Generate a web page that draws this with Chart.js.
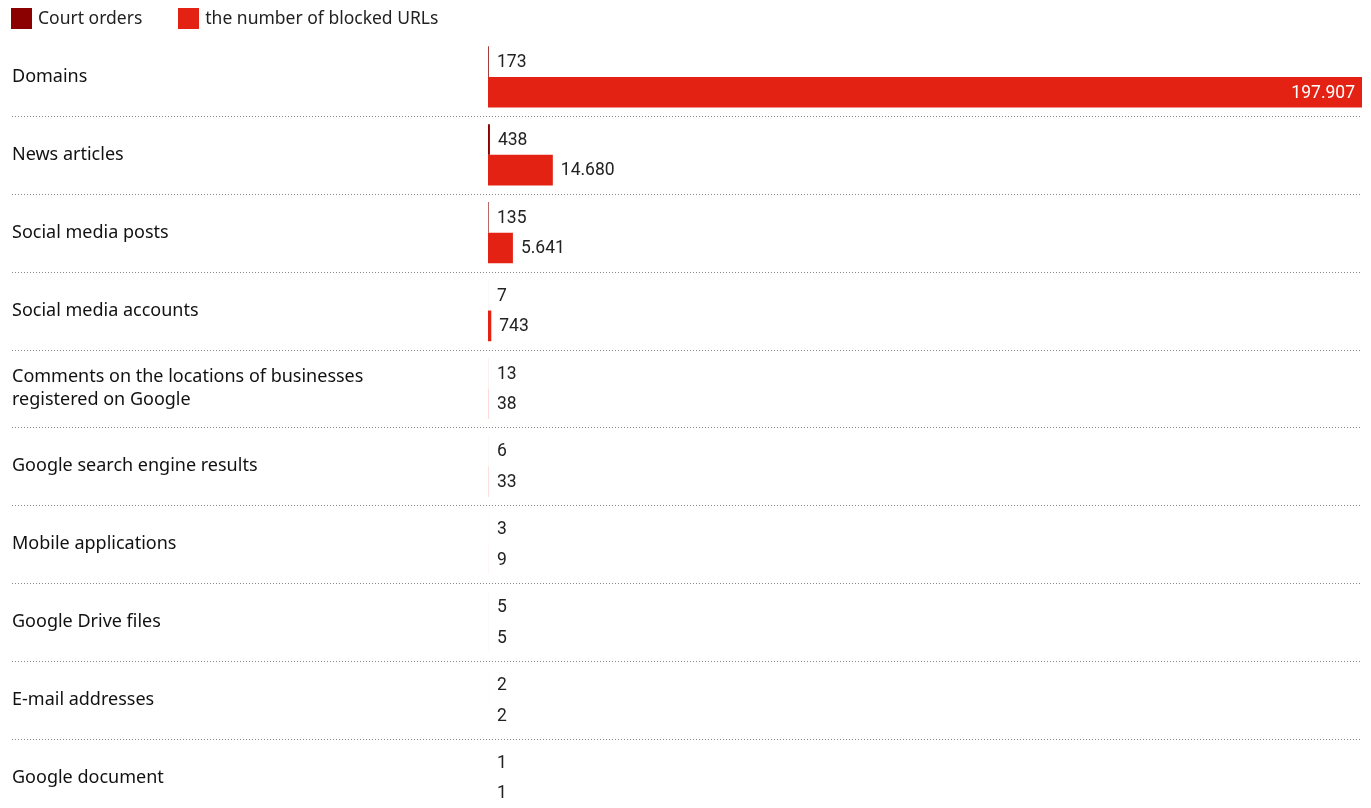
<!DOCTYPE html>
<html>
<head>
<meta charset="utf-8">
<script src="https://cdn.jsdelivr.net/npm/chart.js@4"></script>
<style>
  body { margin: 0; background: #fff; overflow: hidden; font-family: 'Noto Sans', sans-serif; }
  #wrap { position: relative; width: 1371px; height: 828px; }
  #legend { position: absolute; left: 11px; top: 3px; font-size: 17.5px; color: #222; }
  #legend span.item { display: inline-block; margin-right: 36px; vertical-align: middle; }
  #legend i { display: inline-block; width: 21px; height: 21px; vertical-align: -5px; margin-right: 6px; }
</style>
</head>
<body>
<div id="wrap">
  <div id="legend"></div>
  <canvas id="grafica"></canvas>
</div>
<script>
var categories = ['Domains', 'News articles', 'Social media posts', 'Social media accounts',
    ['Comments on the locations of businesses', 'registered on Google'],
    'Google search engine results', 'Mobile applications', 'Google Drive files',
    'E-mail addresses', 'Google document'];
var seriesNames = ['Court orders', 'the number of blocked URLs'];
var seriesColors = ['#8b0000', '#e32214'];
var courtOrders = [173, 438, 135, 7, 13, 6, 3, 5, 2, 1];
var blockedUrls = [197907, 14680, 5641, 743, 38, 33, 9, 5, 2, 1];

function fmt(v) {
    return String(v).replace(/\B(?=(\d{3})+(?!\d))/g, '.');
}

document.getElementById('legend').innerHTML = seriesNames.map(function(n, i) {
    return '<span class="item"><i style="background:' + seriesColors[i] + '"></i>' + n + '</span>';
}).join('');

var valueLabels = {
    id: 'valueLabels',
    afterDatasetsDraw: function(chart) {
        var ctx = chart.ctx;
        ctx.save();
        ctx.font = '17.5px Roboto';
        ctx.textBaseline = 'middle';
        chart.data.datasets.forEach(function(ds, di) {
            chart.getDatasetMeta(di).data.forEach(function(bar, i) {
                var v = ds.data[i];
                var left = chart.chartArea.left;
                if (bar.x - left > 200) {
                    ctx.fillStyle = '#fff';
                    ctx.textAlign = 'right';
                    ctx.fillText(fmt(v), bar.x - 7, bar.y + 1);
                } else {
                    ctx.fillStyle = '#222';
                    ctx.textAlign = 'left';
                    ctx.fillText(fmt(v), Math.max(bar.x, left + 1) + 8, bar.y + 1);
                }
            });
        });
        ctx.restore();
    }
};

// dotted separators across the whole row, labels included
var separators = {
    id: 'separators',
    beforeDatasetsDraw: function(chart) {
        var ctx = chart.ctx, y = chart.scales.y;
        var step = y.getPixelForValue(1) - y.getPixelForValue(0);
        ctx.save();
        ctx.strokeStyle = '#888';
        ctx.lineWidth = 1;
        ctx.setLineDash([1, 2]);
        for (var i = 1; i < categories.length; i++) {
            var py = Math.round(y.getPixelForValue(i) - step / 2) + 0.5;
            ctx.beginPath();
            ctx.moveTo(12, py);
            ctx.lineTo(chart.chartArea.right, py);
            ctx.stroke();
        }
        ctx.restore();
    }
};

var ctx1 = document.getElementById('grafica').getContext('2d');
var chart = new Chart(ctx1, {
    type: 'bar',
    data: {
        labels: categories,
        datasets: [{
            label: seriesNames[0],
            backgroundColor: seriesColors[0],
            data: courtOrders
        }, {
            label: seriesNames[1],
            backgroundColor: seriesColors[1],
            data: blockedUrls
        }]
    },
    options: {
        indexAxis: 'y',
        responsive: true,
        maintainAspectRatio: false,
        animation: false,
        layout: { padding: { left: 12, right: 9, top: 38, bottom: 0 } },
        datasets: { bar: { categoryPercentage: 0.785, barPercentage: 1 } },
        plugins: {
            tooltip: { enabled: false },
            legend: { display: false }
        },
        scales: {
            x: { display: false, min: 0, max: 197907 },
            y: {
                afterFit: function(axis) { axis.width = 476; },
                border: { display: false },
                grid: { display: false },
                ticks: {
                    crossAlign: 'far',
                    padding: 0,
                    color: '#111',
                    font: { family: 'Noto Sans', size: 18, lineHeight: 1.25 }
                }
            }
        }
    },
    plugins: [separators, valueLabels]
});
</script>
</body>
</html>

- _Exercise goal_
Repeat the material above in full and exactly, omitting the pictures.

- _Written reply_
Generate a web page that draws this with Chart.js.
<!DOCTYPE html>
<html>
<head>
<meta charset="utf-8">
<script src="https://cdn.jsdelivr.net/npm/chart.js@4"></script>
<style>
  body { margin: 0; background: #fff; overflow: hidden; font-family: 'Noto Sans', sans-serif; }
  #wrap { position: relative; width: 1371px; height: 828px; }
  #legend { position: absolute; left: 11px; top: 3px; font-size: 17.5px; color: #222; }
  #legend span.item { display: inline-block; margin-right: 36px; vertical-align: middle; }
  #legend i { display: inline-block; width: 21px; height: 21px; vertical-align: -5px; margin-right: 6px; }
</style>
</head>
<body>
<div id="wrap">
  <div id="legend"></div>
  <canvas id="grafica"></canvas>
</div>
<script>
var categories = ['Domains', 'News articles', 'Social media posts', 'Social media accounts',
    ['Comments on the locations of businesses', 'registered on Google'],
    'Google search engine results', 'Mobile applications', 'Google Drive files',
    'E-mail addresses', 'Google document'];
var seriesNames = ['Court orders', 'the number of blocked URLs'];
var seriesColors = ['#8b0000', '#e32214'];
var courtOrders = [173, 438, 135, 7, 13, 6, 3, 5, 2, 1];
var blockedUrls = [197907, 14680, 5641, 743, 38, 33, 9, 5, 2, 1];

function fmt(v) {
    return String(v).replace(/\B(?=(\d{3})+(?!\d))/g, '.');
}

document.getElementById('legend').innerHTML = seriesNames.map(function(n, i) {
    return '<span class="item"><i style="background:' + seriesColors[i] + '"></i>' + n + '</span>';
}).join('');

var valueLabels = {
    id: 'valueLabels',
    afterDatasetsDraw: function(chart) {
        var ctx = chart.ctx;
        ctx.save();
        ctx.font = '17.5px Roboto';
        ctx.textBaseline = 'middle';
        chart.data.datasets.forEach(function(ds, di) {
            chart.getDatasetMeta(di).data.forEach(function(bar, i) {
                var v = ds.data[i];
                var left = chart.chartArea.left;
                if (bar.x - left > 200) {
                    ctx.fillStyle = '#fff';
                    ctx.textAlign = 'right';
                    ctx.fillText(fmt(v), bar.x - 7, bar.y + 1);
                } else {
                    ctx.fillStyle = '#222';
                    ctx.textAlign = 'left';
                    ctx.fillText(fmt(v), Math.max(bar.x, left + 1) + 8, bar.y + 1);
                }
            });
        });
        ctx.restore();
    }
};

// dotted separators across the whole row, labels included
var separators = {
    id: 'separators',
    beforeDatasetsDraw: function(chart) {
        var ctx = chart.ctx, y = chart.scales.y;
        var step = y.getPixelForValue(1) - y.getPixelForValue(0);
        ctx.save();
        ctx.strokeStyle = '#888';
        ctx.lineWidth = 1;
        ctx.setLineDash([1, 2]);
        for (var i = 1; i < categories.length; i++) {
            var py = Math.round(y.getPixelForValue(i) - step / 2) + 0.5;
            ctx.beginPath();
            ctx.moveTo(12, py);
            ctx.lineTo(chart.chartArea.right, py);
            ctx.stroke();
        }
        ctx.restore();
    }
};

var ctx1 = document.getElementById('grafica').getContext('2d');
var chart = new Chart(ctx1, {
    type: 'bar',
    data: {
        labels: categories,
        datasets: [{
            label: seriesNames[0],
            backgroundColor: seriesColors[0],
            data: courtOrders
        }, {
            label: seriesNames[1],
            backgroundColor: seriesColors[1],
            data: blockedUrls
        }]
    },
    options: {
        indexAxis: 'y',
        responsive: true,
        maintainAspectRatio: false,
        animation: false,
        layout: { padding: { left: 12, right: 9, top: 38, bottom: 0 } },
        datasets: { bar: { categoryPercentage: 0.785, barPercentage: 1 } },
        plugins: {
            tooltip: { enabled: false },
            legend: { display: false }
        },
        scales: {
            x: { display: false, min: 0, max: 197907 },
            y: {
                afterFit: function(axis) { axis.width = 476; },
                border: { display: false },
                grid: { display: false },
                ticks: {
                    crossAlign: 'far',
                    padding: 0,
                    color: '#111',
                    font: { family: 'Noto Sans', size: 18, lineHeight: 1.25 }
                }
            }
        }
    },
    plugins: [separators, valueLabels]
});
</script>
</body>
</html>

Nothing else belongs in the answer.